The film was later released on DVD on May 27, 2003.

In addition to being available for digital purchase, it was added to free streaming service Pluto TV at the beginning of 2025, where it was available at the time of Trachtenberg's death. It became available on Paramount+ in April 2025.

==Reception==
===Critical response===
On Rotten Tomatoes, 47% of 30 critics gave the film a positive review. The site's consensus: "Harriet the Spy is a rapid-fire mystery movie that doesn't have much to offer beyond the two decent lead performances." Audiences surveyed by CinemaScore gave it a grade B+.

Rita Kempley of The Washington Post was critical of the film, deeming it a "tedious" adaptation of the source novel, adding: "Harriet the Spy isn't really a story, but a dark slice of this ruminative child's inner life. Like the more clearly comic Welcome to the Dollhouse, this film finds more wrong than wonder in these terrible, tenderfoot years." Roger Ebert praised the performance of Trachtenberg, but conceded: "It is not a very technically accomplished movie--the pacing is slow and there are scenes that seem amateurish--but since Harriet doesn't intend to inspire anyone to become a movie critic, perhaps it will work a certain charm for its target audience." Owen Gleiberman of Entertainment Weekly, a self-proclaimed fan of the novel, wrote that the film "has its sticky, Afterschool Special side (the ending is way too pat), but at its best it's like a Welcome to the Dollhouse for preadolescents.

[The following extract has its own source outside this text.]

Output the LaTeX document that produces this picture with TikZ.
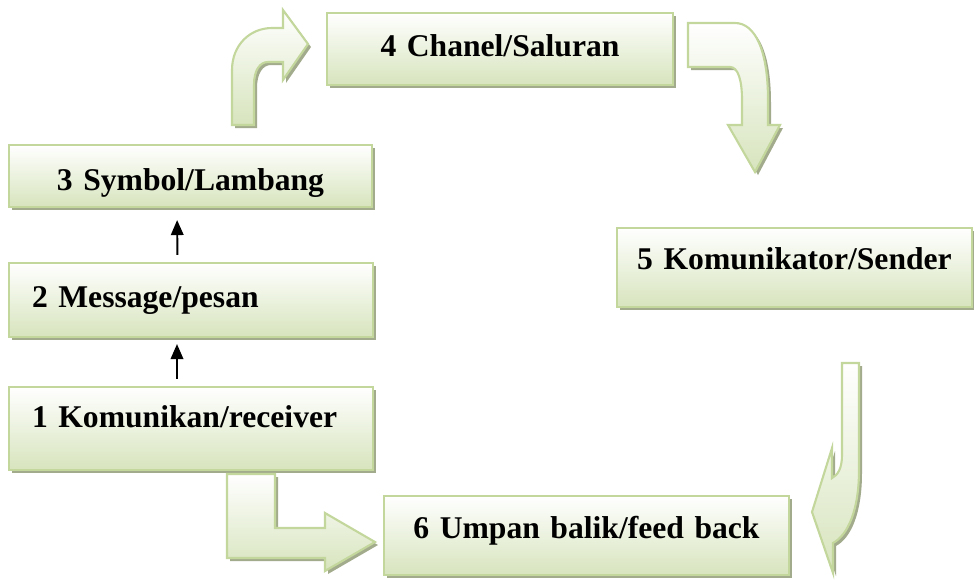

What Fitzhugh's book had, and what the movie gets, is the glee and neurotic terror of a kid lurching into adult consciousness, learning just how dangerous that notebook we all carry around in our heads really is."

John Anderson of the Los Angeles Times also commented on the film's darker elements, writing that it is "fun, yes, but [it] isn't afraid to expose the nastiness of youth or the offhanded cruelty of one girl's ego. This is not a happy little movie about the sweetness of childhood." Barbara Shulgasser of The San Francisco Examiner dismissed the film, describing the protagonist as "the kind of kid I'm not looking forward to meeting as a grownup... While the well-loved novel was apparently about the admirable battle a kid must wage in order to become an artist in the face of peer disapproval, the movie seems to be about a mean-spirited tyke who has no scruples. If that kind of person wants to become an artist, it's OK by me, but I don't have to root for her."

===Accolades===

| Year | Award | Category | Recipients | Result | Ref. |
| 1997 | Kids' Choice Awards | Favorite Movie Actress | Rosie O'Donnell | Won |  |
| Young Artist Awards | Best Performance in a Feature Film – Leading Young Actress | Michelle Trachtenberg | Won |  |
| Best Performance in a Feature Film – Supporting Young Actress | Vanessa Lee Chester | Won |
| Best Family Feature – Drama | Harriet the Spy | Nominated |
| Best Performance in a Feature Film – Supporting Young Actor | Gregory Smith | Nominated |

==Remakes==
Another adaptation of Harriet the Spy was released as a television movie in 2010 titled Harriet the Spy: Blog Wars, with Jennifer Stone in the title role. In 2021, an animated TV series based on the novel, with Beanie Feldstein as the titular character, was released on Apple TV+. In April 2023, it was announced that Trachtenberg would make a guest appearance in the series as Dr. Wagner, which would be her final television appearance before her death in February 2025.